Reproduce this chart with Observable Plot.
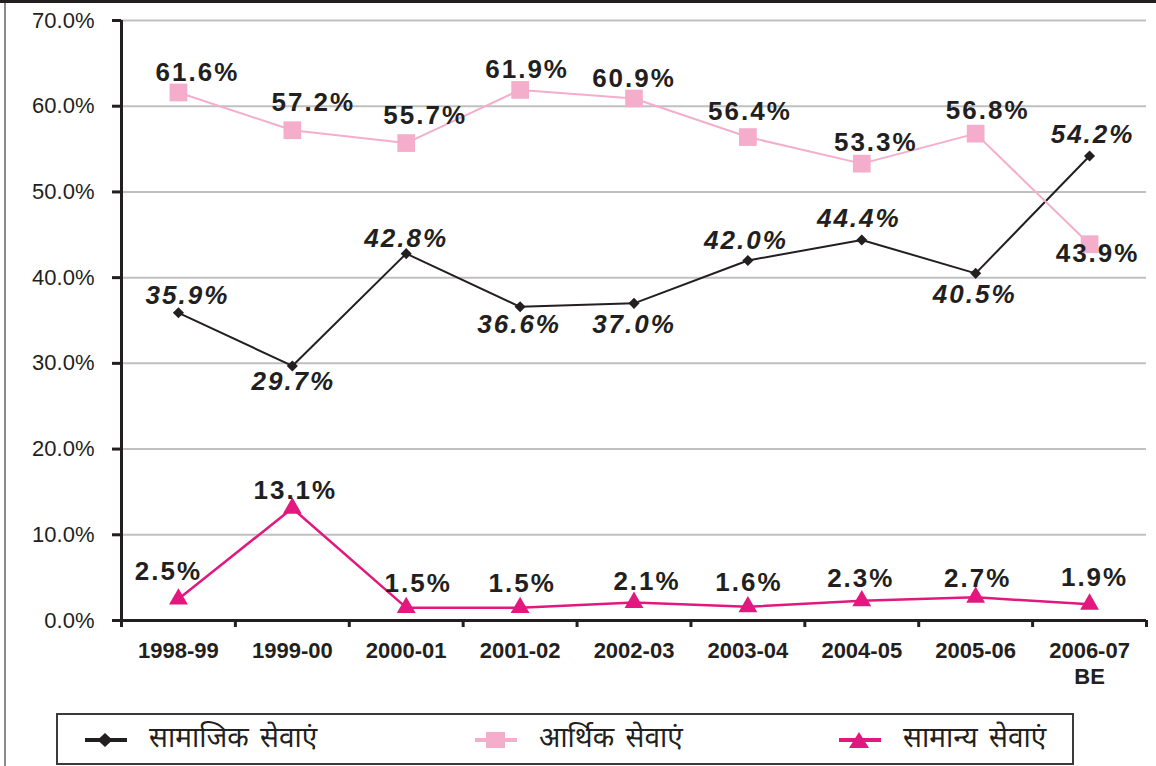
<!DOCTYPE html>
<html>
<head>
<meta charset="utf-8">
<script src="https://cdn.jsdelivr.net/npm/d3@7"></script>
<script src="https://cdn.jsdelivr.net/npm/@observablehq/plot@0.6"></script>
<style>
  html, body { margin: 0; padding: 0; background: #fff; }
  #wrap { position: relative; width: 1156px; height: 766px; overflow: hidden; background: #fff; }
  #topline { position: absolute; left: 0; top: 0; width: 1156px; height: 3px; background: #231f20; }
  #leftline { position: absolute; left: 4px; top: 3px; width: 2px; height: 763px; background: #8a8a8a; }
  #chart { position: absolute; left: 0; top: 0; }
  #chart g[aria-label="text"] text { letter-spacing: 2px; }
  #legend { position: absolute; left: 56px; top: 713px; width: 1014px; height: 48px; border: 2px solid #3a3a3a; box-sizing: content-box; }
  .item { position: absolute; top: 0; height: 50px; display: flex; align-items: center; }
  .item span { font-family: "Noto Sans Devanagari", "Lohit Devanagari", "Noto Sans", sans-serif; font-size: 28px; word-spacing: 4px; color: #231f20; margin-left: 22px; }
</style>
</head>
<body>
<div id="wrap">
  <div id="chart"></div>
  <div id="topline"></div>
  <div id="leftline"></div>
  <div id="legend"></div>
</div>
<script>
// ---- data ----
const years = ["1998-99", "1999-00", "2000-01", "2001-02", "2002-03", "2003-04", "2004-05", "2005-06", "2006-07\nBE"];
const socialServices = [35.9, 29.7, 42.8, 36.6, 37.0, 42.0, 44.4, 40.5, 54.2];
const economicServices = [61.6, 57.2, 55.7, 61.9, 60.9, 56.4, 53.3, 56.8, 43.9];
const generalServices = [2.5, 13.1, 1.5, 1.5, 2.1, 1.6, 2.3, 2.7, 1.9];
const seriesNames = ["सामाजिक सेवाएं", "आर्थिक सेवाएं", "सामान्य सेवाएं"];
const yTicks = [0, 10, 20, 30, 40, 50, 60, 70];

// ---- label placement (layout only) ----
const socialOffsets = [[8,-17],[0,16],[-1,-15],[-2,18],[-1,21],[-3,-20],[-4,-21],[-2,21],[2,-21]];
const economicOffsets = [[18,-20],[20,-28],[18,-27],[6,-20],[-1,-20],[1,-25],[13,-21],[11,-23],[7,9]];
const generalOffsets = [[-11,-27],[2,-18],[11,-24],[1,-24],[12,-21],[0,-24],[-2,-22],[1,-19],[4,-27]];

const ink = "#231f20";
const series = [
  {values: socialServices, color: ink, symbol: "diamond2", r: 5, width: 2, italic: true, offsets: socialOffsets},
  {values: economicServices, color: "#f4aecb", symbol: "square", r: 10, width: 2, italic: false, offsets: economicOffsets},
  {values: generalServices, color: "#e2187f", symbol: "triangle", r: 7, width: 2.5, italic: false, offsets: generalOffsets}
];

const marks = [
  Plot.gridY({ticks: yTicks.filter(d => d > 0), stroke: "#c0c0c0", strokeOpacity: 1, strokeWidth: 2}),
];
for (const s of series) {
  const data = s.values.map((v, i) => ({i, v}));
  marks.push(Plot.line(data, {x: "i", y: "v", stroke: s.color, strokeWidth: s.width}));
}
marks.push(
  Plot.ruleY([0], {stroke: ink, strokeWidth: 3}),
  Plot.ruleX([-0.5], {stroke: ink, strokeWidth: 3}),
  Plot.axisY({ticks: yTicks, tickFormat: d => d.toFixed(1) + "%", tickSize: 9, tickPadding: 18, fontSize: 22, stroke: ink, strokeWidth: 3, fill: ink, label: null}),
  Plot.axisX({ticks: d3.range(-0.5, 9, 1), tickFormat: () => "", tickSize: 7, stroke: ink, strokeWidth: 3, label: null}),
  Plot.axisX({ticks: d3.range(0, 9), tickFormat: i => years[i], tickSize: 0, tickPadding: 20, fontSize: 22, fontWeight: "bold", lineHeight: 1.15, fill: ink, label: null})
);
for (const s of series) {
  const data = s.values.map((v, i) => ({i, v}));
  marks.push(Plot.dot(data, {x: "i", y: "v", symbol: s.symbol, r: s.r, fill: s.color, stroke: "none"}));
  data.forEach((d, k) => {
    marks.push(Plot.text([d], {
      x: "i", y: "v", text: d => d.v.toFixed(1) + "%",
      dx: s.offsets[k][0] + 1, dy: s.offsets[k][1],
      fontSize: 26, fontWeight: "bold", fontStyle: s.italic ? "italic" : "normal",
      fill: ink, textAnchor: "middle"
    }));
  });
}

const chart = Plot.plot({
  width: 1156,
  height: 700,
  marginLeft: 121,
  marginRight: 10,
  marginTop: 20,
  marginBottom: 80,
  x: {type: "linear", domain: [-0.5, 8.5], axis: null},
  y: {domain: [0, 70], axis: null},
  style: {fontFamily: "'Liberation Sans', Arial, sans-serif", background: "transparent", color: ink, overflow: "visible"},
  marks
});
document.getElementById("chart").appendChild(chart);

// ---- legend ----
const legend = document.getElementById("legend");
const legendX = [27, 417, 781];
series.forEach((s, k) => {
  const item = document.createElement("div");
  item.className = "item";
  item.style.left = legendX[k] + "px";
  let sym = "";
  if (s.symbol === "diamond2") sym = `<polygon points="20,3 27.5,10 20,17 12.5,10" fill="${s.color}"/>`;
  if (s.symbol === "square") sym = `<rect x="11" y="2" width="19" height="16" fill="${s.color}"/>`;
  if (s.symbol === "triangle") sym = `<polygon points="20,2 30,18 10,18" fill="${s.color}"/>`;
  item.innerHTML = `<svg width="42" height="20"><line x1="0" x2="42" y1="10" y2="10" stroke="${s.color}" stroke-width="4"/>${sym}</svg><span>${seriesNames[k]}</span>`;
  legend.appendChild(item);
});
</script>
</body>
</html>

_ _ _ _ _ _ _

Return the whole listing, word for word, and leave out every picture.

• **THE ANSWER**
Reproduce this chart with Observable Plot.
<!DOCTYPE html>
<html>
<head>
<meta charset="utf-8">
<script src="https://cdn.jsdelivr.net/npm/d3@7"></script>
<script src="https://cdn.jsdelivr.net/npm/@observablehq/plot@0.6"></script>
<style>
  html, body { margin: 0; padding: 0; background: #fff; }
  #wrap { position: relative; width: 1156px; height: 766px; overflow: hidden; background: #fff; }
  #topline { position: absolute; left: 0; top: 0; width: 1156px; height: 3px; background: #231f20; }
  #leftline { position: absolute; left: 4px; top: 3px; width: 2px; height: 763px; background: #8a8a8a; }
  #chart { position: absolute; left: 0; top: 0; }
  #chart g[aria-label="text"] text { letter-spacing: 2px; }
  #legend { position: absolute; left: 56px; top: 713px; width: 1014px; height: 48px; border: 2px solid #3a3a3a; box-sizing: content-box; }
  .item { position: absolute; top: 0; height: 50px; display: flex; align-items: center; }
  .item span { font-family: "Noto Sans Devanagari", "Lohit Devanagari", "Noto Sans", sans-serif; font-size: 28px; word-spacing: 4px; color: #231f20; margin-left: 22px; }
</style>
</head>
<body>
<div id="wrap">
  <div id="chart"></div>
  <div id="topline"></div>
  <div id="leftline"></div>
  <div id="legend"></div>
</div>
<script>
// ---- data ----
const years = ["1998-99", "1999-00", "2000-01", "2001-02", "2002-03", "2003-04", "2004-05", "2005-06", "2006-07\nBE"];
const socialServices = [35.9, 29.7, 42.8, 36.6, 37.0, 42.0, 44.4, 40.5, 54.2];
const economicServices = [61.6, 57.2, 55.7, 61.9, 60.9, 56.4, 53.3, 56.8, 43.9];
const generalServices = [2.5, 13.1, 1.5, 1.5, 2.1, 1.6, 2.3, 2.7, 1.9];
const seriesNames = ["सामाजिक सेवाएं", "आर्थिक सेवाएं", "सामान्य सेवाएं"];
const yTicks = [0, 10, 20, 30, 40, 50, 60, 70];

// ---- label placement (layout only) ----
const socialOffsets = [[8,-17],[0,16],[-1,-15],[-2,18],[-1,21],[-3,-20],[-4,-21],[-2,21],[2,-21]];
const economicOffsets = [[18,-20],[20,-28],[18,-27],[6,-20],[-1,-20],[1,-25],[13,-21],[11,-23],[7,9]];
const generalOffsets = [[-11,-27],[2,-18],[11,-24],[1,-24],[12,-21],[0,-24],[-2,-22],[1,-19],[4,-27]];

const ink = "#231f20";
const series = [
  {values: socialServices, color: ink, symbol: "diamond2", r: 5, width: 2, italic: true, offsets: socialOffsets},
  {values: economicServices, color: "#f4aecb", symbol: "square", r: 10, width: 2, italic: false, offsets: economicOffsets},
  {values: generalServices, color: "#e2187f", symbol: "triangle", r: 7, width: 2.5, italic: false, offsets: generalOffsets}
];

const marks = [
  Plot.gridY({ticks: yTicks.filter(d => d > 0), stroke: "#c0c0c0", strokeOpacity: 1, strokeWidth: 2}),
];
for (const s of series) {
  const data = s.values.map((v, i) => ({i, v}));
  marks.push(Plot.line(data, {x: "i", y: "v", stroke: s.color, strokeWidth: s.width}));
}
marks.push(
  Plot.ruleY([0], {stroke: ink, strokeWidth: 3}),
  Plot.ruleX([-0.5], {stroke: ink, strokeWidth: 3}),
  Plot.axisY({ticks: yTicks, tickFormat: d => d.toFixed(1) + "%", tickSize: 9, tickPadding: 18, fontSize: 22, stroke: ink, strokeWidth: 3, fill: ink, label: null}),
  Plot.axisX({ticks: d3.range(-0.5, 9, 1), tickFormat: () => "", tickSize: 7, stroke: ink, strokeWidth: 3, label: null}),
  Plot.axisX({ticks: d3.range(0, 9), tickFormat: i => years[i], tickSize: 0, tickPadding: 20, fontSize: 22, fontWeight: "bold", lineHeight: 1.15, fill: ink, label: null})
);
for (const s of series) {
  const data = s.values.map((v, i) => ({i, v}));
  marks.push(Plot.dot(data, {x: "i", y: "v", symbol: s.symbol, r: s.r, fill: s.color, stroke: "none"}));
  data.forEach((d, k) => {
    marks.push(Plot.text([d], {
      x: "i", y: "v", text: d => d.v.toFixed(1) + "%",
      dx: s.offsets[k][0] + 1, dy: s.offsets[k][1],
      fontSize: 26, fontWeight: "bold", fontStyle: s.italic ? "italic" : "normal",
      fill: ink, textAnchor: "middle"
    }));
  });
}

const chart = Plot.plot({
  width: 1156,
  height: 700,
  marginLeft: 121,
  marginRight: 10,
  marginTop: 20,
  marginBottom: 80,
  x: {type: "linear", domain: [-0.5, 8.5], axis: null},
  y: {domain: [0, 70], axis: null},
  style: {fontFamily: "'Liberation Sans', Arial, sans-serif", background: "transparent", color: ink, overflow: "visible"},
  marks
});
document.getElementById("chart").appendChild(chart);

// ---- legend ----
const legend = document.getElementById("legend");
const legendX = [27, 417, 781];
series.forEach((s, k) => {
  const item = document.createElement("div");
  item.className = "item";
  item.style.left = legendX[k] + "px";
  let sym = "";
  if (s.symbol === "diamond2") sym = `<polygon points="20,3 27.5,10 20,17 12.5,10" fill="${s.color}"/>`;
  if (s.symbol === "square") sym = `<rect x="11" y="2" width="19" height="16" fill="${s.color}"/>`;
  if (s.symbol === "triangle") sym = `<polygon points="20,2 30,18 10,18" fill="${s.color}"/>`;
  item.innerHTML = `<svg width="42" height="20"><line x1="0" x2="42" y1="10" y2="10" stroke="${s.color}" stroke-width="4"/>${sym}</svg><span>${seriesNames[k]}</span>`;
  legend.appendChild(item);
});
</script>
</body>
</html>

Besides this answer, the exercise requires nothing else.